Pablo Casado llega adonde le esperaba Isabel Díaz Ayuso. Es un escenario de felicidad. Ella mira al líder, éste la ignora, se dirige aplaudiendo a los congregados y de pronto repara en que la que está a su lado es la presidenta de Madrid. Entonces se vira y la abraza. Él está contento, sonríe con sus comisuras levemente tensas, un gesto que lleva consigo desde que sucedió a Mariano Rajoy en la dirección del Partido Popular. Ese gesto mata, o hiere, la sonrisa (incluso la risa) que ensaya para generar el contenido de una expresión que nunca se ha compadecido con su realidad: todo va bien.

        Lo traicionan la mandíbula y la sonrisa. Se quiebran en seguida que está un rato en vilo, o cuando habla. Su expresión es cortante, de un hombre seguro que en realidad está perdiendo pie en seguida que tiene que decir cosas concretas, aquellas que no se arreglan con la palabra patria u otras de raíz similar, que dedica fundamentalmente a sus adversarios, para avergonzarles que no sean de la misma matriz patriótica que él mismo.

        Ese gesto ha marcado su cara, es decir, su modo de llevar la cara, de tal modo que cuando anda no mira al frente o hacia abajo. Mientras sonríe, altanero como es, se dirige al cielo, o a lo más alejado posible de la frente de aquel con el que se encuentra en algún pasillo o, por ejemplo, en las salas de los pasos perdidos de las Cortes. Este cronista lo ha visto algunas veces en la ejecución de ese tipo de ninguneo: el que viene a su encuentro espera su abrazo o su saludo, pero él se resbala del encuentro como si llevara jabón en los ojos. Una de esas veces lo vi venir con Pilar Marcos, que ahora no es su aliada. Fue tan notorio su despiste con respecto al que venía de frente que sentí hielo en mis venas.

        Los periodistas que lo han entrevistado conocen ese modo de distraer la mirada, e incluso lo que dicen, en sucesivas ráfagas, sus ojos despistados. Como su colega Albert Rivera, practica la gestión del acuerdo con lo que dice el otro, preguntando o en estado de coloquio, aunque no se fijen de veras en lo que están oyendo. En el caso de Casado, preguntado en la radio catalana por lo que había pasado en el punto más peligroso del procès, revisó por completo lo que había hecho el Gobierno de su propio partido. No le costó nada decir luego que él no produjo ese desmentido, pues le da igual, como se dice en barrios de Tenerife, ocho que ochenta. Su objetivo, realmente, no es convencer, ni convencerse: su objetivo es pasar el trago, cualquiera que sea este y caiga quien caiga.

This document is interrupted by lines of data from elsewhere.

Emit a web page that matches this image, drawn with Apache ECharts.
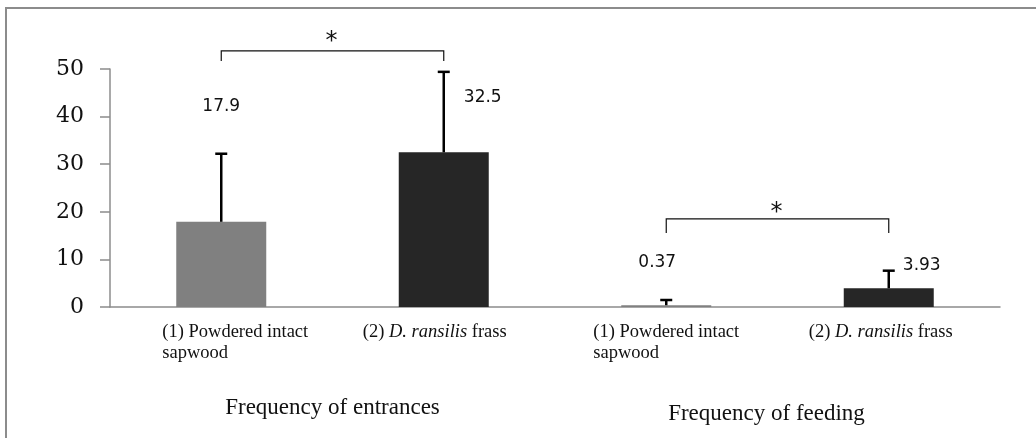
<!DOCTYPE html>
<html>
<head>
<meta charset="utf-8">
<script src="https://cdn.jsdelivr.net/npm/echarts@6/dist/echarts.min.js"></script>
<style>
html,body{margin:0;padding:0;background:#fff;}
#c{width:1036px;height:438px;}
</style>
</head>
<body>
<div id="c"></div>
<script>
// ---- data ----
const categories = ['(1) Powdered intact\nsapwood', '(2) D. ransilis frass', '(1) Powdered intact\nsapwood', '(2) D. ransilis frass'];
const groups = ['Frequency of entrances', 'Frequency of feeding'];
const means = [17.9, 32.5, 0.37, 3.93];
const errors = [14.3, 16.9, 1.1, 3.7];
const valueLabels = ['17.9', '32.5', '0.37', '3.93'];
const yTicks = [0, 10, 20, 30, 40, 50];
const significance = [[0, 1, '*'], [2, 3, '*']];
const bracketLevels = [53.8, 18.5];

const barColors = ['#808080', '#262626', '#808080', '#262626'];
const serif = '"Liberation Serif", "DejaVu Serif", serif';

// label placement: [x pixel offset from bar centre, y in data units]
const labelPlace = [[0, 42.2], [39, 43.9], [-9, 9.3], [33, 8.6]];
// horizontal nudges of category labels (pixel padding left/right)
const catPad = [[0, 0, 0, 28], [0, 18, 0, 0], [0, 0, 0, 0], [0, 16, 0, 0]];

function catFormatter(v) {
  const lines = v.split('\n');
  if (lines.length > 1) {
    return lines.map(l => '{l|' + l + '}').join('\n');
  }
  if (v.indexOf('D. ransilis') >= 0) {
    const parts = v.split('D. ransilis');
    return '{n|' + parts[0] + '}{i|D. ransilis}{n|' + parts[1] + '}';
  }
  return '{n|' + v + '}';
}

const chart = echarts.init(document.getElementById('c'), null, {renderer: 'canvas'});
const fs = 18.5;
const option = {
  animation: false,
  backgroundColor: '#fff',
  graphic: [{
    type: 'rect', shape: {x: 6, y: 8, width: 1200, height: 600},
    style: {fill: 'none', stroke: '#8c8c8c', lineWidth: 2}, silent: true, z: -1
  }],
  grid: {left: 110, right: 36, top: 69, bottom: 131, containLabel: false},
  xAxis: [{
    type: 'category', position: 'bottom',
    data: categories.map((c, i) => ({value: c, textStyle: {padding: catPad[i]}})),
    axisLine: {show: true, lineStyle: {color: '#8c8c8c', width: 1.5}},
    axisTick: {show: false},
    axisLabel: {
      interval: 0, margin: 15, color: '#111', fontFamily: serif, fontSize: fs,
      formatter: catFormatter,
      rich: {
        l: {align: 'left', fontFamily: serif, fontSize: fs, lineHeight: 21, color: '#111'},
        n: {fontFamily: serif, fontSize: fs, lineHeight: 21, color: '#111'},
        i: {fontFamily: serif, fontSize: fs, lineHeight: 21, fontStyle: 'italic', color: '#111'}
      }
    }
  }, {
    type: 'category', data: [groups[0], {value: groups[1], textStyle: {padding: [6, 22, 0, 0]}}], position: 'bottom', offset: 81,
    axisLine: {show: false}, axisTick: {show: false},
    axisLabel: {interval: 0, color: '#111', fontFamily: serif, fontSize: 23}
  }],
  yAxis: {
    type: 'value', min: 0, max: 50, interval: 10,
    axisLine: {show: true, lineStyle: {color: '#8c8c8c', width: 1.5}},
    axisTick: {show: true, inside: false, length: 10, lineStyle: {color: '#8c8c8c', width: 1.5}},
    splitLine: {show: false},
    axisLabel: {margin: 26, color: '#111', fontFamily: '"DejaVu Serif", serif', fontSize: 22,
      formatter: v => yTicks.indexOf(v) >= 0 ? String(v) : ''}
  },
  series: [{
    type: 'bar', xAxisIndex: 0, barWidth: 90,
    data: means.map((v, i) => ({value: v, itemStyle: {color: barColors[i]}})),
    z: 2
  }, {
    type: 'custom', xAxisIndex: 0, z: 3,
    data: means.map((v, i) => [i, v, v + errors[i]]),
    renderItem: function (params, api) {
      const i = api.value(0);
      const p0 = api.coord([i, api.value(1)]);
      const p1 = api.coord([i, api.value(2)]);
      return {
        type: 'group', children: [
          {type: 'line', shape: {x1: p0[0], y1: p0[1], x2: p1[0], y2: p1[1]}, style: {stroke: '#000', lineWidth: 2.5}},
          {type: 'line', shape: {x1: p1[0] - 6, y1: p1[1], x2: p1[0] + 6, y2: p1[1]}, style: {stroke: '#000', lineWidth: 2.5}}
        ]
      };
    }
  }, {
    type: 'custom', xAxisIndex: 0, z: 4,
    data: means.map((v, i) => [i, v]),
    renderItem: function (params, api) {
      const i = api.value(0);
      const pl = labelPlace[i];
      const p = api.coord([i, pl[1]]);
      return {
        type: 'text',
        style: {x: p[0] + pl[0], y: p[1], text: valueLabels[i], textAlign: 'center', textVerticalAlign: 'middle',
          fill: '#111', font: '17px "DejaVu Sans", sans-serif'}
      };
    }
  }, {
    type: 'custom', xAxisIndex: 0, z: 4, clip: false,
    data: significance.map((s, k) => [s[0], s[1], bracketLevels[k]]),
    renderItem: function (params, api) {
      const a = api.coord([api.value(0), api.value(2)]);
      const b = api.coord([api.value(1), api.value(2)]);
      const first = params.dataIndex === 0;
      const leg = first ? 10 : 14;
      const mid = (a[0] + b[0]) / 2;
      return {
        type: 'group', children: [
          {type: 'polyline', shape: {points: [[a[0], a[1] + leg], [a[0], a[1]], [b[0], b[1]], [b[0], b[1] + leg]]},
            style: {stroke: '#111', lineWidth: 1.2, fill: 'none'}},
          {type: 'text', style: {x: mid - 1, y: a[1] - (first ? 9 : 6), text: significance[params.dataIndex][2], textAlign: 'center',
            textVerticalAlign: 'middle', fill: '#111', font: '24px "DejaVu Sans", sans-serif'}}
        ]
      };
    }
  }]
};
chart.setOption(option);
</script>
</body>
</html>
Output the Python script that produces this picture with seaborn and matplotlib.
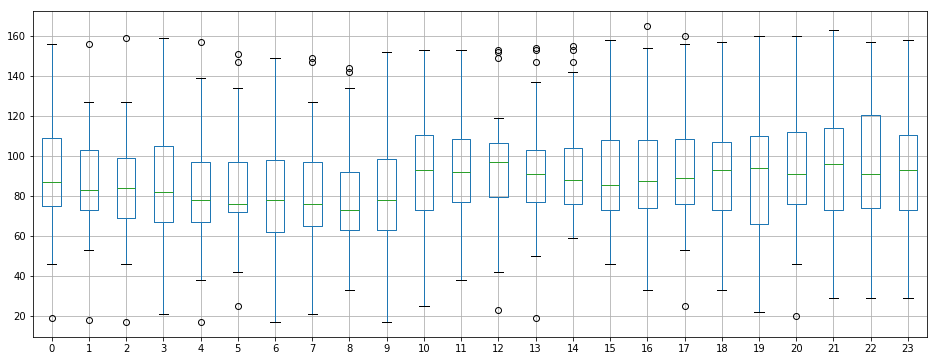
import numpy as np
import pandas as pd
import matplotlib
matplotlib.use("Agg")
import matplotlib.pyplot as plt
import seaborn as sns

# ---- values (per category 0..23) ----
categories = [str(i) for i in range(24)]
whis_low = [46, 53, 46, 21, 38, 42, 17, 21, 33, 17, 25, 38,
            42, 50, 59, 46, 33, 53, 33, 22, 46, 29, 29, 29]
q1 = [75, 73.3, 69, 67, 67.3, 72, 62.3, 65.3, 63, 63, 73.3, 77.3,
      79.5, 77.3, 76, 73.3, 74, 76, 73, 66, 76, 73.3, 74.3, 73.3]
median = [87, 83, 84, 82, 78, 76, 78, 76, 73, 78, 93, 92,
          97, 91, 88, 85.5, 87.5, 89, 93, 94, 91, 96, 91, 93]
q3 = [109, 103, 99, 105, 97.3, 97.3, 98.3, 97.3, 92, 98.8, 110.3, 108.3,
      106.5, 102.8, 103.8, 107.8, 107.8, 108.3, 106.8, 109.8, 111.8, 113.8, 120.3, 110.3]
whis_high = [156, 127, 127, 159, 139, 134, 149, 127, 134, 152, 153, 153,
             119, 137, 142, 158, 154, 156, 157, 160, 160, 163, 157, 158]
fliers_low = [[19], [18], [17], [], [17], [25], [], [], [], [], [], [],
              [23], [19], [], [], [], [25], [], [], [20], [], [], []]
fliers_high = [[], [156], [159], [], [157], [151, 147], [], [149, 147], [144, 142], [], [], [],
               [153, 152, 149], [154, 153, 147], [155, 153, 147], [], [165], [160], [], [], [], [], [], []]


def sample_from_summary(lo_f, wlo, a, med, b, whi, hi_f, m=4):
    """Build a (4m+1)-point sample whose box statistics equal the summary."""
    low = sorted(lo_f) + [wlo]
    high = [whi] + sorted(hi_f)
    s = low + [a] * (m + 1 - len(low))     # indices 0..m   (q1 at m)
    s += [med] * m                         # indices m+1..2m (median at 2m)
    s += [b] * m                           # indices 2m+1..3m (q3 at 3m)
    s += [b] * (m - len(high)) + high      # indices 3m+1..4m
    return s


rows = []
for i, c in enumerate(categories):
    vals = sample_from_summary(fliers_low[i], whis_low[i], q1[i], median[i],
                               q3[i], whis_high[i], fliers_high[i])
    rows += [(c, v) for v in vals]
df = pd.DataFrame(rows, columns=["hour", "value"])

W, H = 936, 361
fig = plt.figure(figsize=(W / 72, H / 72), dpi=72)
ax = fig.add_axes([33 / W, 1 - 337.3 / H, (926.5 - 33) / W, (337.3 - 11) / H])

sns.boxplot(data=df, x="hour", y="value", order=categories, ax=ax,
            fill=False, linecolor="#1f77b4", linewidth=1, width=0.5,
            whis=1.5, fliersize=6, capwidths=0.25,
            medianprops=dict(color="#2ca02c", linewidth=1),
            capprops=dict(color="black", linewidth=1),
            whiskerprops=dict(color="#1f77b4", linewidth=1),
            boxprops=dict(color="#1f77b4", linewidth=1),
            flierprops=dict(marker="o", markerfacecolor="none",
                            markeredgecolor="black", markersize=6))

ax.set_axisbelow(True)
ax.grid(True, color="#b0b0b0", linewidth=0.8)
ax.set_xlabel("")
ax.set_ylabel("")
ax.set_yticks([20, 40, 60, 80, 100, 120, 140, 160])
ax.tick_params(labelsize=10)
for sp in ax.spines.values():
    sp.set_visible(True)
    sp.set_color("black")
    sp.set_linewidth(0.8)

fig.savefig("out.png", dpi=72)
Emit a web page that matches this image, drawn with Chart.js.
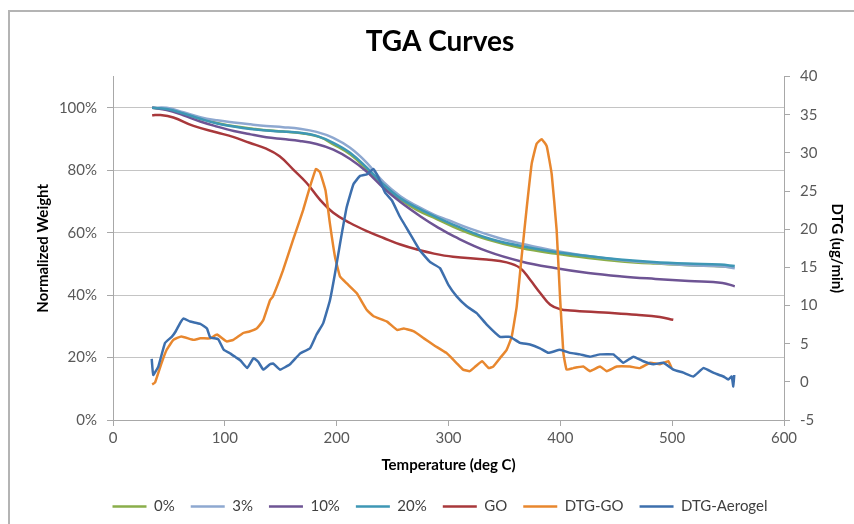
<!DOCTYPE html>
<html>
<head>
<meta charset="utf-8">
<title>TGA Curves</title>
<script src="https://cdn.jsdelivr.net/npm/chart.js@4.4.0/dist/chart.umd.min.js"></script>
<style>
  html, body { margin: 0; padding: 0; background: #fff; overflow: hidden; }
  #frame { position: absolute; left: 8px; top: 10px; width: 844px; height: 512px;
           border-left: 2px solid #b4b4b4; border-top: 2px solid #b4b4b4; }
  #wrap { position: absolute; left: 0; top: 0; width: 854px; height: 524px; }
</style>
</head>
<body>
<div id="frame"></div>
<div id="wrap"><canvas id="tgaChart" width="854" height="524"></canvas></div>
<script>
// --- du lieu doc tu hinh ---
const seriesNames = ['0%', '3%', '10%', '20%', 'GO', 'DTG-GO', 'DTG-Aerogel'];
const seriesColors = ['#8aae4a', '#8ea8d0', '#6e5494', '#3e97b5', '#a8383b', '#e8872e', '#3d6fad'];

const xTicks = [0, 100, 200, 300, 400, 500, 600];
const weightTicks = [0, 20, 40, 60, 80, 100];
const dtgTicks = [-5, 0, 5, 10, 15, 20, 25, 30, 35, 40];

// 0%
const t0 = [35, 50, 65, 80, 95, 110, 125, 140, 155, 170, 185, 197, 212, 227, 242, 257, 272, 290, 310, 335, 365, 395, 425, 455, 485, 515, 545, 555];
const w0 = [100, 99.5, 98, 96.3, 95, 94, 93.3, 92.7, 92.3, 91.8, 90.6, 88.3, 85.1, 80.3, 74.9, 70.6, 67.2, 64.3, 61.0, 57.8, 55.1, 53.3, 51.9, 50.8, 50.1, 49.6, 49.2, 48.8];

// 3%
const t3 = [35, 48, 63, 78, 93, 108, 123, 137, 152, 167, 182, 197, 212, 227, 242, 257, 272, 287, 300, 320, 345, 365, 395, 425, 455, 485, 515, 545, 556];
const w3 = [100, 100, 98.6, 97.0, 96.0, 95.3, 94.7, 94.2, 93.8, 93.3, 92.3, 90.4, 87.2, 82.4, 76.2, 71.7, 68.5, 65.8, 64.0, 61.2, 58.3, 56.5, 54.2, 52.5, 51.2, 50.3, 49.6, 49.2, 48.6];

// 10%
const t10 = [35, 48, 63, 78, 93, 108, 123, 137, 152, 167, 182, 197, 212, 227, 242, 257, 275, 290, 305, 335, 365, 395, 425, 455, 485, 515, 545, 556];
const w10 = [100, 99.3, 97.6, 95.6, 94.0, 92.6, 91.5, 90.6, 90.0, 89.4, 88.4, 86.6, 83.6, 79.5, 74.3, 69.8, 65.2, 61.8, 58.8, 54.0, 50.8, 48.7, 47.1, 46.0, 45.2, 44.5, 43.9, 42.8];

// 20%
const t20 = [35, 48, 63, 78, 93, 108, 123, 137, 152, 167, 182, 197, 212, 227, 242, 257, 274, 290, 304, 334, 364, 394, 424, 453, 483, 513, 543, 556];
const w20 = [100, 99.6, 98.2, 96.5, 95.0, 94.0, 93.2, 92.7, 92.4, 92.0, 91.0, 88.8, 85.6, 80.8, 75.4, 71.0, 67.6, 64.8, 62.6, 58.4, 55.8, 53.9, 52.5, 51.4, 50.6, 50.1, 49.8, 49.3];

// GO
const tGO = [35, 42, 54, 72, 93, 108, 122, 137, 149, 161, 173, 185, 197, 212, 227, 242, 257, 272, 287, 304, 334, 352, 364, 373, 382, 391, 400, 409, 439, 468, 489, 501];
const wGO = [97.6, 97.7, 96.9, 94.2, 92.1, 90.6, 88.8, 86.9, 84.5, 80.3, 76.0, 70.6, 66.4, 63.1, 60.5, 58.3, 56.2, 54.6, 53.3, 52.3, 51.4, 50.5, 48.7, 44.9, 40.7, 36.9, 35.5, 35.1, 34.4, 33.7, 33.0, 32.1];

// DTG-GO (ug/min)
const tDtgGO = [35, 37.6, 43.5, 48, 54, 61, 72, 78, 87, 93, 101.6, 107.6, 116.5, 122, 128.5, 131.5, 134.4, 140.4, 143, 152, 161, 170, 176, 181.5, 185, 190, 194, 198.5, 203, 209, 218, 227, 233, 245, 254, 260, 269, 278, 287, 298, 307, 313, 319, 324, 330, 336, 340, 346, 352, 356.5, 361, 365.4, 370, 374.4, 378.8, 383.3, 387.8, 392.3, 396.7, 399.7, 402.7, 405.6, 411.6, 420.6, 426.5, 435.5, 441.5, 450.4, 462.3, 471.2, 480.2, 489.1, 496.6, 499.5];
const dtgGO = [-0.35, -0.1, 2.5, 4.2, 5.5, 5.95, 5.5, 5.7, 5.7, 6.2, 5.3, 5.5, 6.4, 6.6, 7.0, 7.5, 8.1, 10.7, 11.2, 14.6, 18.6, 22.5, 25.5, 27.9, 27.5, 25.1, 20.7, 16.4, 13.8, 12.9, 11.6, 9.4, 8.6, 7.9, 6.8, 7.0, 6.6, 5.7, 4.8, 3.8, 2.5, 1.6, 1.4, 2.0, 2.7, 1.8, 2.0, 3.1, 4.2, 5.9, 9.9, 16.4, 22.9, 28.6, 31.2, 31.8, 30.9, 27.2, 19.9, 11.2, 3.8, 1.6, 1.8, 2.0, 1.4, 2.0, 1.4, 2.0, 2.0, 1.8, 2.5, 2.3, 2.7, 1.8];

// DTG-Aerogel (ug/min)
const tDtgAero = [34.6, 36, 40.5, 46.5, 52.5, 56, 60, 63, 69, 78, 84, 87, 94, 99, 105, 110, 114, 120, 125.5, 127, 130, 134.4, 140.4, 143.3, 149.3, 158.3, 167.2, 176.2, 182, 188, 194, 198.5, 203, 209, 215, 221, 227, 232.8, 237.3, 243.3, 249.3, 256.7, 265.6, 274.5, 283.5, 292.4, 299.9, 307.3, 316.3, 325.2, 334.2, 346.1, 355, 364, 372.9, 381.8, 389.3, 399.7, 408.7, 417.6, 426.5, 435.5, 447.4, 456.3, 465.3, 474.2, 483.2, 492.1, 501.1, 510, 519, 527.9, 536.8, 545.8, 550.2, 553.2, 554.7, 555.5];
const dtgAero = [3.0, 0.9, 2.0, 5.1, 5.9, 6.6, 7.7, 8.3, 7.9, 7.6, 7.0, 5.8, 5.6, 4.2, 3.7, 3.2, 2.8, 1.8, 3.1, 3.0, 2.6, 1.6, 2.3, 2.4, 1.6, 2.3, 3.7, 4.4, 6.2, 7.7, 10.7, 14.2, 18.1, 22.9, 25.9, 27.0, 27.2, 27.9, 26.8, 24.8, 23.8, 21.6, 19.4, 17.2, 15.7, 14.9, 12.7, 11.2, 9.9, 9.0, 7.5, 5.9, 5.9, 5.1, 4.9, 4.4, 3.8, 4.2, 3.8, 3.6, 3.3, 3.6, 3.6, 2.5, 3.3, 2.7, 2.3, 2.5, 1.6, 1.2, 0.7, 1.8, 1.2, 0.7, 0.3, 0.7, -0.6, 0.9];

const seriesX = [t0, t3, t10, t20, tGO, tDtgGO, tDtgAero];
const seriesY = [w0, w3, w10, w20, wGO, dtgGO, dtgAero];
const seriesAxis = ['y', 'y', 'y', 'y', 'y', 'y2', 'y2'];

function toPoints(xs, ys) {
    return xs.map((x, i) => ({ x: x, y: ys[i] }));
}

const datasets = seriesNames.map((name, i) => ({
    label: name,
    data: toPoints(seriesX[i], seriesY[i]),
    yAxisID: seriesAxis[i],
    borderColor: seriesColors[i],
    backgroundColor: seriesColors[i],
    borderWidth: 2.5,
    pointRadius: 0,
    tension: seriesAxis[i] === 'y' ? 0.4 : 0.1,
    fill: false,
    order: seriesNames.length - i   // series sau ve de len tren
}));

const tickColor = '#595959';
const gridColor = '#c4c4c4';
const axisColor = '#a8a8a8';
const fontFamily = 'Lato, "Open Sans", sans-serif';

new Chart(document.getElementById('tgaChart').getContext('2d'), {
    type: 'line',
    data: { datasets: datasets },
    options: {
        responsive: false,
        animation: false,
        layout: { padding: { left: 30, right: 4, top: 10, bottom: 0 } },
        plugins: {
            title: {
                display: true,
                text: 'TGA Curves',
                color: '#000',
                font: { family: fontFamily, size: 28, weight: 'bold' },
                padding: { top: 15, bottom: 18 }
            },
            legend: {
                position: 'bottom',
                align: 'center',
                labels: {
                    color: '#404040',
                    font: { family: fontFamily, size: 15 },
                    usePointStyle: true,
                    pointStyle: 'line',
                    pointStyleWidth: 34,
                    padding: 16,
                    sort: (a, b) => a.datasetIndex - b.datasetIndex
                }
            },
            tooltip: { enabled: false }
        },
        scales: {
            x: {
                type: 'linear',
                min: 0,
                max: 600,
                afterBuildTicks: scale => { scale.ticks = xTicks.map(v => ({ value: v })); },
                afterFit: scale => { scale.height = 63; },
                ticks: { color: tickColor, font: { family: fontFamily, size: 15 }, padding: 3 },
                grid: { drawOnChartArea: false, drawTicks: true, tickLength: 6, tickColor: axisColor },
                border: { display: true, color: axisColor },
                title: {
                    display: true,
                    text: 'Temperature (deg C)',
                    color: '#000',
                    font: { family: fontFamily, size: 15, weight: 'bold' },
                    padding: { top: 0, bottom: 9 }
                }
            },
            y: {
                position: 'left',
                min: 0,
                max: 110,
                afterBuildTicks: scale => { scale.ticks = weightTicks.map(v => ({ value: v })); },
                afterFit: scale => { scale.width = 83; },
                ticks: {
                    color: tickColor,
                    font: { family: fontFamily, size: 15 },
                    padding: 10,
                    callback: v => v + '%'
                },
                grid: { color: gridColor, tickColor: axisColor, tickLength: 6 },
                border: { display: true, color: axisColor },
                title: {
                    display: true,
                    text: 'Normalized Weight',
                    color: '#000',
                    font: { family: fontFamily, size: 15, weight: 'bold' },
                    padding: { top: 4, bottom: 0 }
                }
            },
            y2: {
                position: 'right',
                min: -5,
                max: 40,
                afterBuildTicks: scale => { scale.ticks = dtgTicks.map(v => ({ value: v })); },
                afterFit: scale => { scale.width = 66; },
                ticks: { color: tickColor, font: { family: fontFamily, size: 15 }, padding: 10 },
                grid: { drawOnChartArea: false, drawTicks: true, tickLength: 6, tickColor: axisColor },
                border: { display: true, color: axisColor },
                title: {
                    display: true,
                    text: 'DTG (ug/min)',
                    color: '#000',
                    font: { family: fontFamily, size: 15, weight: 'bold' },
                    padding: { top: 4, bottom: 0 }
                }
            }
        }
    }
});
</script>
</body>
</html>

        Se ha dicho estos días de zozobra, cuando afronta un problema muy grave de su presidenta de Madrid, que él recibió a Díaz Ayuso para reprocharle, seguramente, que el hermano de ésta ganara dinero gracias a ella haciendo comercio con lo más grave de la pandemia. Si ella salió de aquella reunión como si no pasara demasiado es porque posiblemente su presidente miró hacia arriba en lugar de mirar de frente a la supuesta culpable de esta irregularidad tan onerosa. En general, Casado tenía prisa (esa prisa por tardar que practica desde que lo puso nervioso el máster) y dejó para otro día (o para Egea) la verificación de aquel desfalco moral (y económico) que ahora se cierne sobre Ayuso y sobre el PP como si fuera una mano llena de jabón usado.

        Quizá lo que pasó en esa reunión que ahora usan los dos contrincantes (los dos gallos frente a frente) fue que Casado no se dio cuenta de que tenía delante a Isabel Díaz Ayuso sino a una parte concreta del pavimento que le llevara a desbancar a Sánchez de un puesto que él codicia sin mirar ni de frente ni a los lados. Y, claro, resbala.